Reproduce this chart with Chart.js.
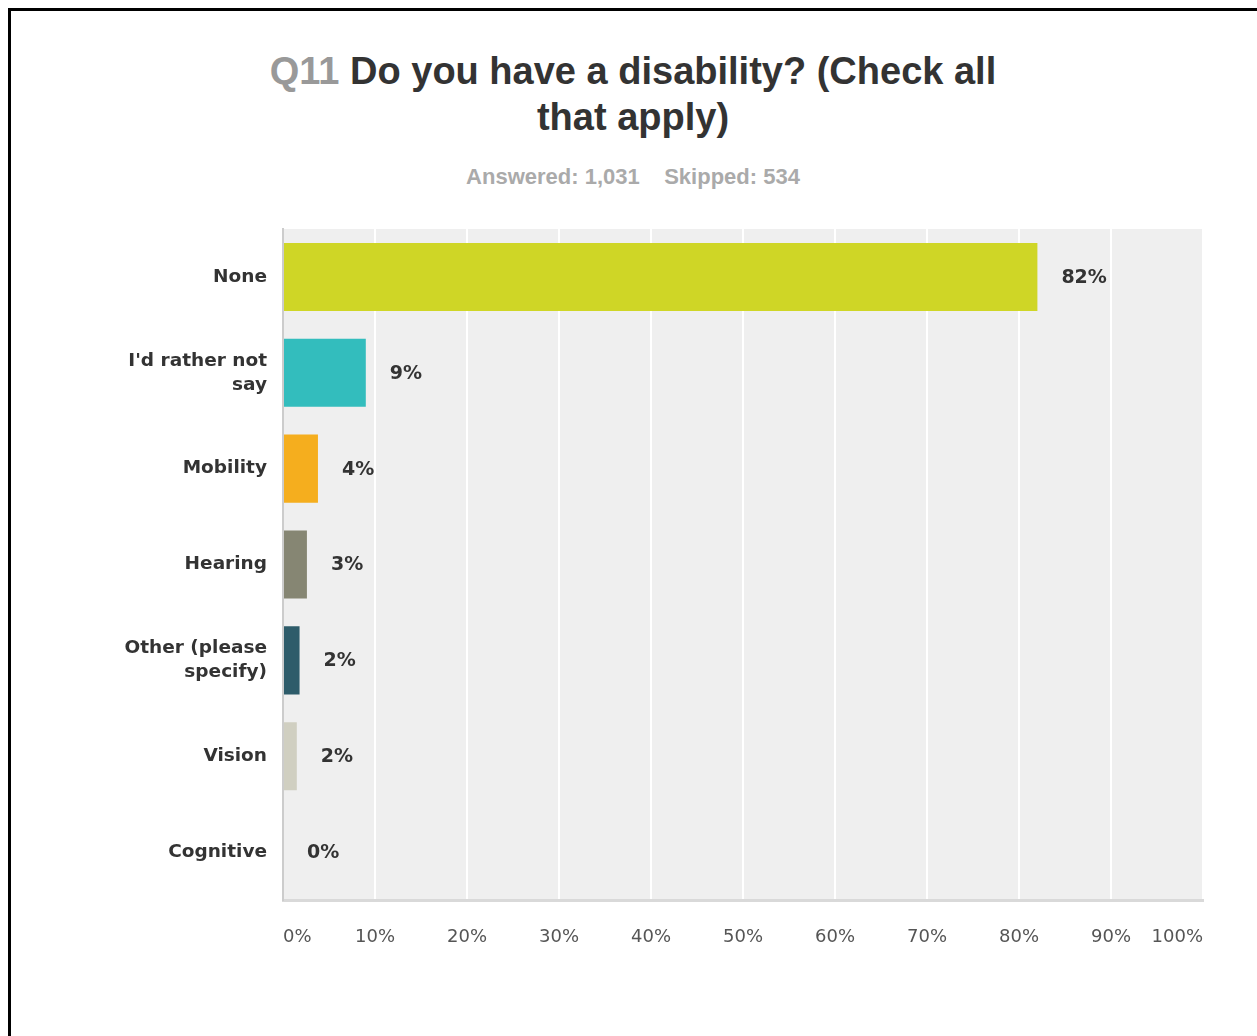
<!DOCTYPE html>
<html>
<head>
<meta charset="utf-8">
<script src="https://cdn.jsdelivr.net/npm/chart.js@4"></script>
<style>
  html, body { margin: 0; padding: 0; background: #fff; width: 1257px; height: 1036px; overflow: hidden; }
  #frame { position: absolute; left: 8px; top: 8px; width: 1400px; height: 1200px; border-left: 3px solid #000; border-top: 3px solid #000; }
  #title { position: absolute; left: 9px; width: 1248px; top: 48px; text-align: center; font-family: "Liberation Sans Narrow", "Liberation Sans", Arial, sans-serif; font-weight: bold; font-size: 38px; line-height: 46px; color: #333; white-space: nowrap; }
  #title .q { color: #999; }
  #sub { position: absolute; left: 9px; width: 1248px; top: 164px; text-align: center; font-family: "Liberation Sans Narrow", "Liberation Sans", Arial, sans-serif; font-weight: bold; font-size: 22px; color: #aaa; white-space: pre; }
  #wrap { position: absolute; left: 0; top: 0; width: 1257px; height: 1036px; }
</style>
</head>
<body>
<div id="frame"></div>
<div id="title"><span class="q">Q11</span> Do you have a disability? (Check all<br>that apply)</div>
<div id="sub">Answered: 1,031    Skipped: 534</div>
<div id="wrap"><canvas id="c" width="1257" height="1036"></canvas></div>
<script>
const categories = ["None", ["I'd rather not", "say"], "Mobility", "Hearing", ["Other (please", "specify)"], "Vision", "Cognitive"];
const values = [82.0, 9.0, 3.8, 2.6, 1.8, 1.5, 0];
const barColors = ["#cfd626", "#33bdbd", "#f5ae1e", "#868673", "#2e5c6a", "#d0cfc1", "#999999"];
const tickValues = [0, 10, 20, 30, 40, 50, 60, 70, 80, 90, 100];

const bgPlugin = {
  id: 'plotBg',
  beforeDraw(chart) {
    const a = chart.chartArea, ctx = chart.ctx;
    ctx.save();
    ctx.fillStyle = '#efefef';
    ctx.fillRect(a.left, a.top, a.right - a.left, a.bottom - a.top);
    ctx.restore();
  }
};
const labelPlugin = {
  id: 'valLabels',
  afterDatasetsDraw(chart) {
    const ctx = chart.ctx;
    const meta = chart.getDatasetMeta(0);
    ctx.save();
    ctx.font = 'bold 19px "DejaVu Sans", Verdana, sans-serif';
    ctx.fillStyle = '#333';
    ctx.textAlign = 'left';
    ctx.textBaseline = 'middle';
    meta.data.forEach((bar, i) => {
      ctx.fillText(Math.round(values[i]) + '%', bar.x + 24, bar.y + 1);
    });
    ctx.restore();
  }
};

new Chart(document.getElementById('c'), {
  type: 'bar',
  data: {
    labels: categories,
    datasets: [{
      data: values,
      backgroundColor: barColors,
      borderWidth: 0,
      barPercentage: 0.71,
      categoryPercentage: 1.0
    }]
  },
  options: {
    indexAxis: 'y',
    responsive: false,
    animation: false,
    events: [],
    layout: { padding: { top: 229, right: 54, left: 0, bottom: 0 } },
    plugins: { legend: { display: false }, tooltip: { enabled: false }, title: { display: false } },
    scales: {
      x: {
        min: 0, max: 100,
        afterFit(s) { s.height = 136; },
        afterBuildTicks(s) { s.ticks = tickValues.map(v => ({ value: v })); },
        grid: { color: '#ffffff', lineWidth: 2, drawTicks: false },
        border: { color: '#d9d9d9', width: 3 },
        ticks: {
          align: 'inner',
          padding: 27,
          color: '#555',
          font: { family: '"DejaVu Sans", Verdana, sans-serif', size: 18 },
          callback: (v) => v + '%'
        }
      },
      y: {
        afterFit(s) { s.width = 283; },
        grid: { display: false, drawTicks: false },
        border: { color: '#cccccc', width: 2 },
        ticks: {
          padding: 16,
          color: '#333',
          font: { family: '"DejaVu Sans", Verdana, sans-serif', size: 18.5, weight: 'bold', lineHeight: 1.3 }
        }
      }
    }
  },
  plugins: [bgPlugin, labelPlugin]
});
</script>
</body>
</html>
---
Task description:
Write out each line of the listing above, exactly, from its first line to the line holding "80, 90, 100];", inclusive. Skip the pictures.

Correct result:
Reproduce this chart with Chart.js.
<!DOCTYPE html>
<html>
<head>
<meta charset="utf-8">
<script src="https://cdn.jsdelivr.net/npm/chart.js@4"></script>
<style>
  html, body { margin: 0; padding: 0; background: #fff; width: 1257px; height: 1036px; overflow: hidden; }
  #frame { position: absolute; left: 8px; top: 8px; width: 1400px; height: 1200px; border-left: 3px solid #000; border-top: 3px solid #000; }
  #title { position: absolute; left: 9px; width: 1248px; top: 48px; text-align: center; font-family: "Liberation Sans Narrow", "Liberation Sans", Arial, sans-serif; font-weight: bold; font-size: 38px; line-height: 46px; color: #333; white-space: nowrap; }
  #title .q { color: #999; }
  #sub { position: absolute; left: 9px; width: 1248px; top: 164px; text-align: center; font-family: "Liberation Sans Narrow", "Liberation Sans", Arial, sans-serif; font-weight: bold; font-size: 22px; color: #aaa; white-space: pre; }
  #wrap { position: absolute; left: 0; top: 0; width: 1257px; height: 1036px; }
</style>
</head>
<body>
<div id="frame"></div>
<div id="title"><span class="q">Q11</span> Do you have a disability? (Check all<br>that apply)</div>
<div id="sub">Answered: 1,031    Skipped: 534</div>
<div id="wrap"><canvas id="c" width="1257" height="1036"></canvas></div>
<script>
const categories = ["None", ["I'd rather not", "say"], "Mobility", "Hearing", ["Other (please", "specify)"], "Vision", "Cognitive"];
const values = [82.0, 9.0, 3.8, 2.6, 1.8, 1.5, 0];
const barColors = ["#cfd626", "#33bdbd", "#f5ae1e", "#868673", "#2e5c6a", "#d0cfc1", "#999999"];
const tickValues = [0, 10, 20, 30, 40, 50, 60, 70, 80, 90, 100];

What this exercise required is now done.